Таким образом, эволюционные нововведения не являются следствием мутаций (хоть и используют их). Отбор выстраивает механизм генной регуляции под такую перестройку онтогенеза, которая «затребована» средой. Эта мысль кажется вам невероятной? А можно я, чтобы усилить ваш когнитивный диссонанс, процитирую И. И. Шмальгаузена — авторитета, которого сторонники СТЭ считают «своим»? Это из статьи «Стабилизирующий отбор и эволюция индивидуального развития».
«Мутации вводятся все более в русло направленных изменений. В основном они используются для наследственного “фиксирования” индивидуальных приспособлений, приобретающих постоянное значение в данных условиях существования. Вместе с тем усложняется система внутренних факторов развития, всё более занимающих место “недостаточно надёжных” внешних факторов, основные морфогенетические процессы защищаются всё более сложной системой регуляций. Благодаря регуляторным механизмам создаётся более прочная основа не только для индивидуальных онтогенезов, но и для дальнейшего процесса исторического образования организмов, и вся эволюция приобретает характер устойчивого движения». И. И. Шмальгаузен
К сожалению, эти мысли Шмальгаузена просто игнорируются сторонниками СТЭ (впрочем, и сам Шмальгаузен временами сам себе противоречил).
СТЭ пытается объяснить онтогенез на уровне отдельных генов. Чем дальше уходит в своём развитии генетика развития, тем более сложной становится эта задача. Сказанное мной не означает, что онтогенез не опирается на гены. Опирается, но на их уровне он необъясним. Приведу аналогию. Свойства газов можно изучать на уровне их отдельных молекул и на уровне газа как физического тела. Гены и их эффекты взаимодействуют намного сложнее, чем молекулы газа. Поэтому взаимодействие влияющих на онтогенез причин намного сложнее описать «на языке» отдельных генов, чем, например, описать цикл Карно «на языке» отдельных молекул.
Итак. Критики ЭТЭ упрекают её (увы, в большой мере справедливо) за избыточную теоретичность. Но ситуация в науке меняется: сейчас благодаря успехам сравнительной геномики получен огромный массив данных о том, как меняются гены организмов по мере их эволюции. Пока этот массив изучают в основном для реконструкции филогенеза (определения «траекторий» эволюции), но его анализ может дать много ценной информации и о механизмах регистрируемых изменений.

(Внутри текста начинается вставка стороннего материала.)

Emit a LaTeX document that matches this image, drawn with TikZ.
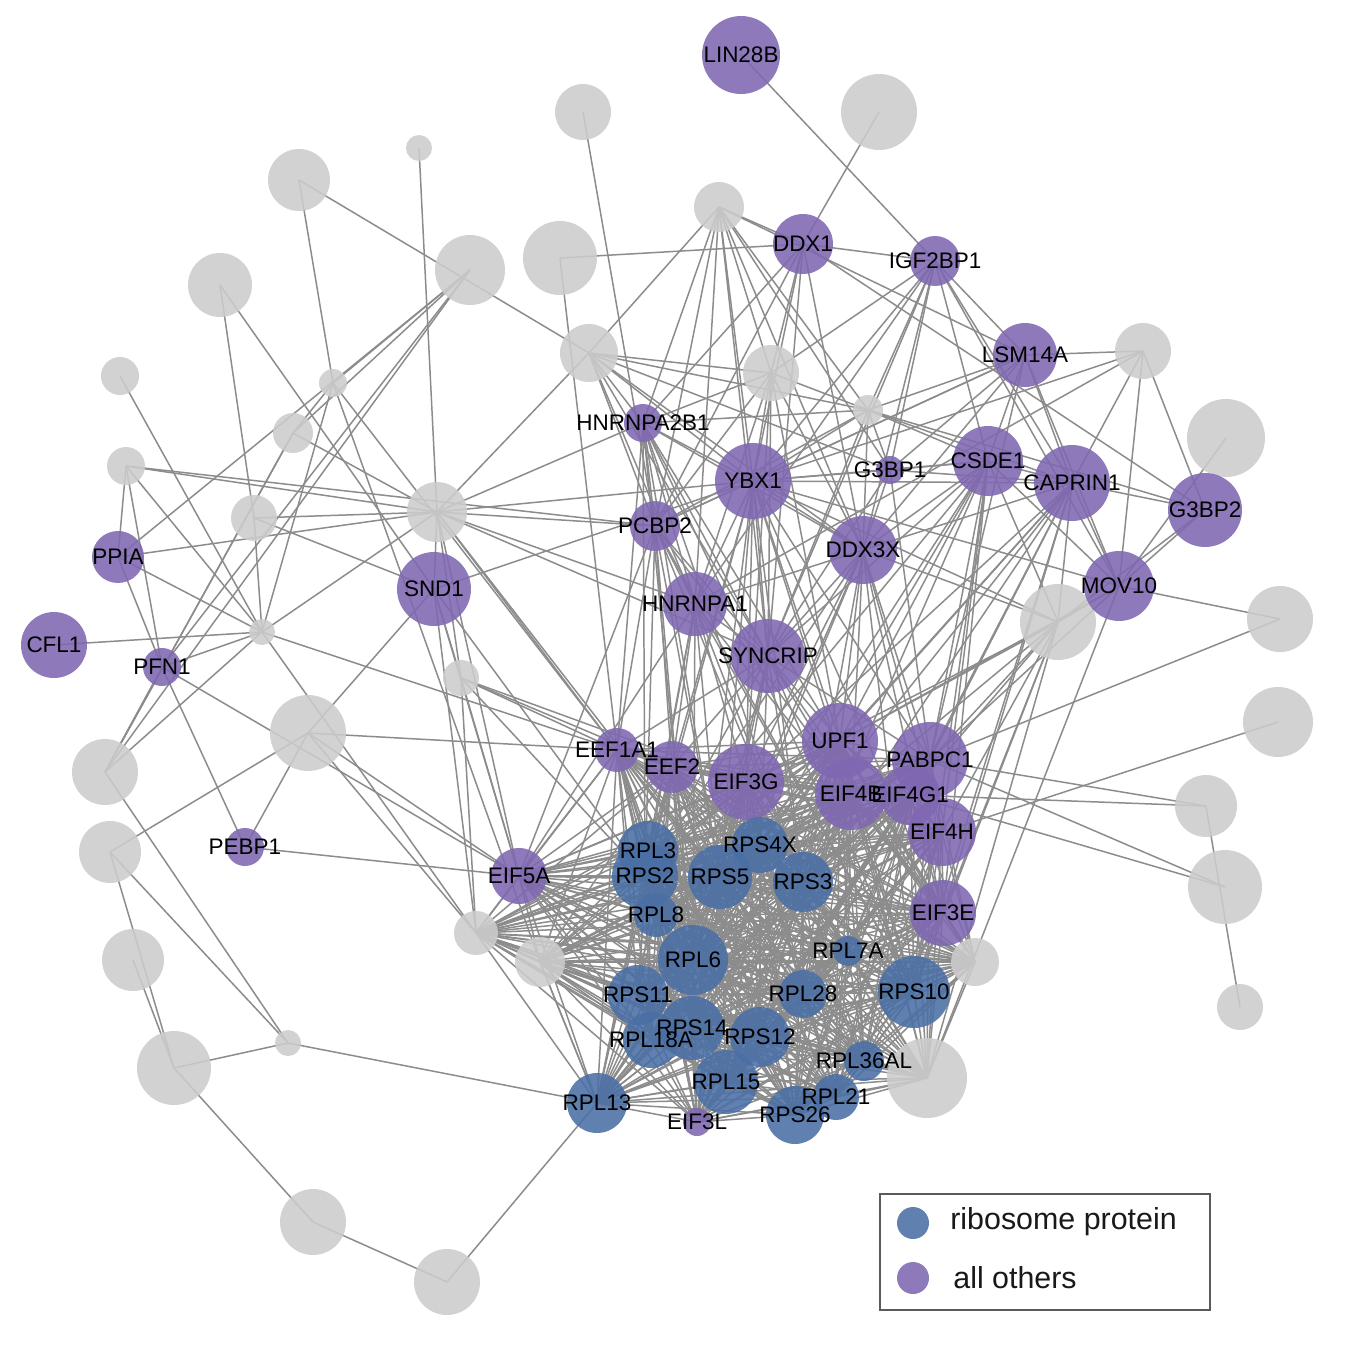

Означает ли то, что я написал, недоверие к результатам, полученным в рамках концепции Evo-Devo? Нет, конечно же, речь идёт о чрезвычайно ценном материале! Просто, по моему мнению, для её сторонников настало время переоценить ценности и отказаться от упрощённой логики СТЭ.
…
Интересно, а как то, что я здесь написал, будет восприниматься через десять и через двадцать лет?